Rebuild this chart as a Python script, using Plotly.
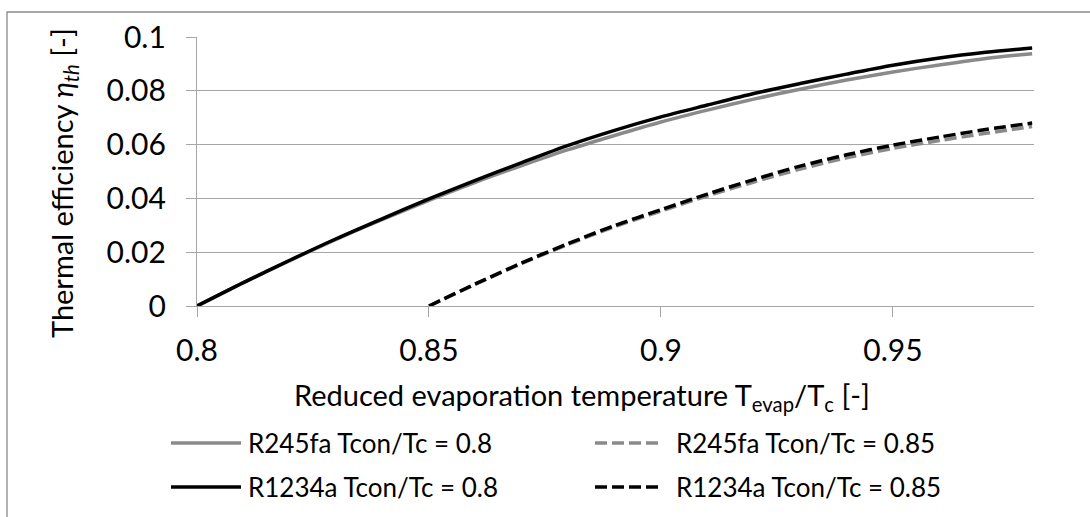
import plotly.graph_objects as go

# ---- data ----
x_08 = [0.80, 0.81, 0.82, 0.83, 0.84, 0.85, 0.86, 0.87, 0.88, 0.89, 0.90,
        0.91, 0.92, 0.93, 0.94, 0.95, 0.96, 0.97, 0.98]
r245fa_08 = [0.0, 0.0087, 0.0169, 0.0248, 0.0322, 0.0393, 0.0460, 0.0522, 0.0581,
             0.0634, 0.0684, 0.0728, 0.0769, 0.0806, 0.0840, 0.0870, 0.0896, 0.0920, 0.0938]
r1234a_08 = [0.0, 0.0087, 0.0170, 0.0250, 0.0325, 0.0398, 0.0467, 0.0533, 0.0597,
             0.0653, 0.0703, 0.0747, 0.0790, 0.0827, 0.0862, 0.0895, 0.0922, 0.0943, 0.0959]
x_085 = [0.85, 0.86, 0.87, 0.88, 0.89, 0.90, 0.91, 0.92, 0.93, 0.94, 0.95,
         0.96, 0.97, 0.98]
r245fa_085 = [0.0, 0.0081, 0.0158, 0.0229, 0.0295, 0.0353, 0.0409, 0.0461, 0.0509,
              0.0551, 0.0586, 0.0615, 0.0642, 0.0667]
r1234a_085 = [0.0, 0.0082, 0.0160, 0.0232, 0.0299, 0.0358, 0.0416, 0.0470, 0.0520,
              0.0562, 0.0598, 0.0628, 0.0656, 0.0680]
series_names = ["R245fa Tcon/Tc = 0.8", "R245fa Tcon/Tc = 0.85",
                "R1234a Tcon/Tc = 0.8", "R1234a Tcon/Tc = 0.85"]
x_tickvals = [0.8, 0.85, 0.9, 0.95]
x_ticktext = ["0.8", "0.85", "0.9", "0.95"]
y_tickvals = [0, 0.02, 0.04, 0.06, 0.08, 0.1]
y_ticktext = ["0", "0.02", "0.04", "0.06", "0.08", "0.1"]

# ---- layout geometry (pixels) ----
W, H = 1090, 517
L, R, T, B = 197, 1034, 37, 306
GRAY = "#8a8a8a"
GRID = "#a6a6a6"
FONT = "Lato"
DASH = "12px,5px"


def px(x):
    return (x - L) / (R - L)


def py(y):
    return (B - y) / (B - T)


styles = [
    dict(color=GRAY, width=3.5, dash="solid"),
    dict(color=GRAY, width=3.5, dash=DASH),
    dict(color="black", width=3.5, dash="solid"),
    dict(color="black", width=3.5, dash=DASH),
]
xs = [x_08, x_085, x_08, x_085]
ys = [r245fa_08, r245fa_085, r1234a_08, r1234a_085]

fig = go.Figure()
for name, xv, yv, st in zip(series_names, xs, ys, styles):
    fig.add_trace(go.Scatter(x=xv, y=yv, mode="lines", name=name,
                             line=dict(shape="spline", smoothing=0.8, **st),
                             showlegend=False))

shapes = []
annotations = []
# outer chart border
shapes.append(dict(type="rect", xref="paper", yref="paper",
                   x0=px(7), x1=px(1200), y0=py(620), y1=py(12),
                   line=dict(color=GRAY, width=1.3), layer="below"))

# manual legend
leg_pos = [(171, 241, 246, 443), (595, 663, 674, 443),
           (171, 241, 246, 487), (595, 663, 674, 487)]
for name, st, (lx0, lx1, tx, ly) in zip(series_names, styles, leg_pos):
    shapes.append(dict(type="line", xref="paper", yref="paper",
                       x0=px(lx0), x1=px(lx1), y0=py(ly), y1=py(ly),
                       line=dict(color=st["color"], width=st["width"],
                                 dash=st["dash"])))
    annotations.append(dict(text=name, xref="paper", yref="paper",
                            x=px(tx), y=py(ly), xanchor="left", yanchor="middle",
                            showarrow=False,
                            font=dict(family=FONT, size=26, color="black")))

# axis titles
annotations.append(dict(text="Reduced evaporation temperature T<sub>evap</sub>/T<sub>c</sub> [-]",
                        xref="paper", yref="paper", x=px(582), y=py(397),
                        xanchor="center", yanchor="middle", showarrow=False,
                        font=dict(family=FONT, size=29, color="black")))
annotations.append(dict(text="Thermal efficiency <i>η<sub>th</sub></i> [-]",
                        xref="paper", yref="paper", x=px(63), y=py(183),
                        xanchor="center", yanchor="middle", showarrow=False,
                        textangle=-90,
                        font=dict(family=FONT, size=29, color="black")))

fig.update_layout(
    width=W, height=H,
    margin=dict(l=L, r=W - R, t=T, b=H - B, pad=0),
    paper_bgcolor="white", plot_bgcolor="white",
    font=dict(family=FONT, color="black"),
    shapes=shapes, annotations=annotations,
    xaxis=dict(range=[0.8, 0.9804], tickvals=x_tickvals, ticktext=x_ticktext,
               showgrid=False, zeroline=False, showline=True, linecolor=GRID,
               linewidth=1.3, ticks="outside", ticklen=10, tickcolor=GRID,
               tickwidth=1.3, tickfont=dict(family=FONT, size=30, color="black"),
               ticklabelstandoff=8),
    yaxis=dict(range=[0, 0.1], tickvals=y_tickvals, ticktext=y_ticktext,
               showgrid=True, gridcolor=GRID, gridwidth=1.3, zeroline=False,
               showline=True, linecolor=GRID, linewidth=1.3, ticks="outside",
               ticklen=10, tickcolor=GRID, tickwidth=1.3,
               tickfont=dict(family=FONT, size=30, color="black"),
               ticklabelstandoff=14),
)

fig.write_html("out.html")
-.-.-
Work to complete — Leave out all pictures, then copy the remaining material exactly.

Answer to this problem —
Rebuild this chart as a Python script, using Plotly.
import plotly.graph_objects as go

# ---- data ----
x_08 = [0.80, 0.81, 0.82, 0.83, 0.84, 0.85, 0.86, 0.87, 0.88, 0.89, 0.90,
        0.91, 0.92, 0.93, 0.94, 0.95, 0.96, 0.97, 0.98]
r245fa_08 = [0.0, 0.0087, 0.0169, 0.0248, 0.0322, 0.0393, 0.0460, 0.0522, 0.0581,
             0.0634, 0.0684, 0.0728, 0.0769, 0.0806, 0.0840, 0.0870, 0.0896, 0.0920, 0.0938]
r1234a_08 = [0.0, 0.0087, 0.0170, 0.0250, 0.0325, 0.0398, 0.0467, 0.0533, 0.0597,
             0.0653, 0.0703, 0.0747, 0.0790, 0.0827, 0.0862, 0.0895, 0.0922, 0.0943, 0.0959]
x_085 = [0.85, 0.86, 0.87, 0.88, 0.89, 0.90, 0.91, 0.92, 0.93, 0.94, 0.95,
         0.96, 0.97, 0.98]
r245fa_085 = [0.0, 0.0081, 0.0158, 0.0229, 0.0295, 0.0353, 0.0409, 0.0461, 0.0509,
              0.0551, 0.0586, 0.0615, 0.0642, 0.0667]
r1234a_085 = [0.0, 0.0082, 0.0160, 0.0232, 0.0299, 0.0358, 0.0416, 0.0470, 0.0520,
              0.0562, 0.0598, 0.0628, 0.0656, 0.0680]
series_names = ["R245fa Tcon/Tc = 0.8", "R245fa Tcon/Tc = 0.85",
                "R1234a Tcon/Tc = 0.8", "R1234a Tcon/Tc = 0.85"]
x_tickvals = [0.8, 0.85, 0.9, 0.95]
x_ticktext = ["0.8", "0.85", "0.9", "0.95"]
y_tickvals = [0, 0.02, 0.04, 0.06, 0.08, 0.1]
y_ticktext = ["0", "0.02", "0.04", "0.06", "0.08", "0.1"]

# ---- layout geometry (pixels) ----
W, H = 1090, 517
L, R, T, B = 197, 1034, 37, 306
GRAY = "#8a8a8a"
GRID = "#a6a6a6"
FONT = "Lato"
DASH = "12px,5px"


def px(x):
    return (x - L) / (R - L)


def py(y):
    return (B - y) / (B - T)


styles = [
    dict(color=GRAY, width=3.5, dash="solid"),
    dict(color=GRAY, width=3.5, dash=DASH),
    dict(color="black", width=3.5, dash="solid"),
    dict(color="black", width=3.5, dash=DASH),
]
xs = [x_08, x_085, x_08, x_085]
ys = [r245fa_08, r245fa_085, r1234a_08, r1234a_085]

fig = go.Figure()
for name, xv, yv, st in zip(series_names, xs, ys, styles):
    fig.add_trace(go.Scatter(x=xv, y=yv, mode="lines", name=name,
                             line=dict(shape="spline", smoothing=0.8, **st),
                             showlegend=False))

shapes = []
annotations = []
# outer chart border
shapes.append(dict(type="rect", xref="paper", yref="paper",
                   x0=px(7), x1=px(1200), y0=py(620), y1=py(12),
                   line=dict(color=GRAY, width=1.3), layer="below"))

# manual legend
leg_pos = [(171, 241, 246, 443), (595, 663, 674, 443),
           (171, 241, 246, 487), (595, 663, 674, 487)]
for name, st, (lx0, lx1, tx, ly) in zip(series_names, styles, leg_pos):
    shapes.append(dict(type="line", xref="paper", yref="paper",
                       x0=px(lx0), x1=px(lx1), y0=py(ly), y1=py(ly),
                       line=dict(color=st["color"], width=st["width"],
                                 dash=st["dash"])))
    annotations.append(dict(text=name, xref="paper", yref="paper",
                            x=px(tx), y=py(ly), xanchor="left", yanchor="middle",
                            showarrow=False,
                            font=dict(family=FONT, size=26, color="black")))

# axis titles
annotations.append(dict(text="Reduced evaporation temperature T<sub>evap</sub>/T<sub>c</sub> [-]",
                        xref="paper", yref="paper", x=px(582), y=py(397),
                        xanchor="center", yanchor="middle", showarrow=False,
                        font=dict(family=FONT, size=29, color="black")))
annotations.append(dict(text="Thermal efficiency <i>η<sub>th</sub></i> [-]",
                        xref="paper", yref="paper", x=px(63), y=py(183),
                        xanchor="center", yanchor="middle", showarrow=False,
                        textangle=-90,
                        font=dict(family=FONT, size=29, color="black")))

fig.update_layout(
    width=W, height=H,
    margin=dict(l=L, r=W - R, t=T, b=H - B, pad=0),
    paper_bgcolor="white", plot_bgcolor="white",
    font=dict(family=FONT, color="black"),
    shapes=shapes, annotations=annotations,
    xaxis=dict(range=[0.8, 0.9804], tickvals=x_tickvals, ticktext=x_ticktext,
               showgrid=False, zeroline=False, showline=True, linecolor=GRID,
               linewidth=1.3, ticks="outside", ticklen=10, tickcolor=GRID,
               tickwidth=1.3, tickfont=dict(family=FONT, size=30, color="black"),
               ticklabelstandoff=8),
    yaxis=dict(range=[0, 0.1], tickvals=y_tickvals, ticktext=y_ticktext,
               showgrid=True, gridcolor=GRID, gridwidth=1.3, zeroline=False,
               showline=True, linecolor=GRID, linewidth=1.3, ticks="outside",
               ticklen=10, tickcolor=GRID, tickwidth=1.3,
               tickfont=dict(family=FONT, size=30, color="black"),
               ticklabelstandoff=14),
)

fig.write_html("out.html")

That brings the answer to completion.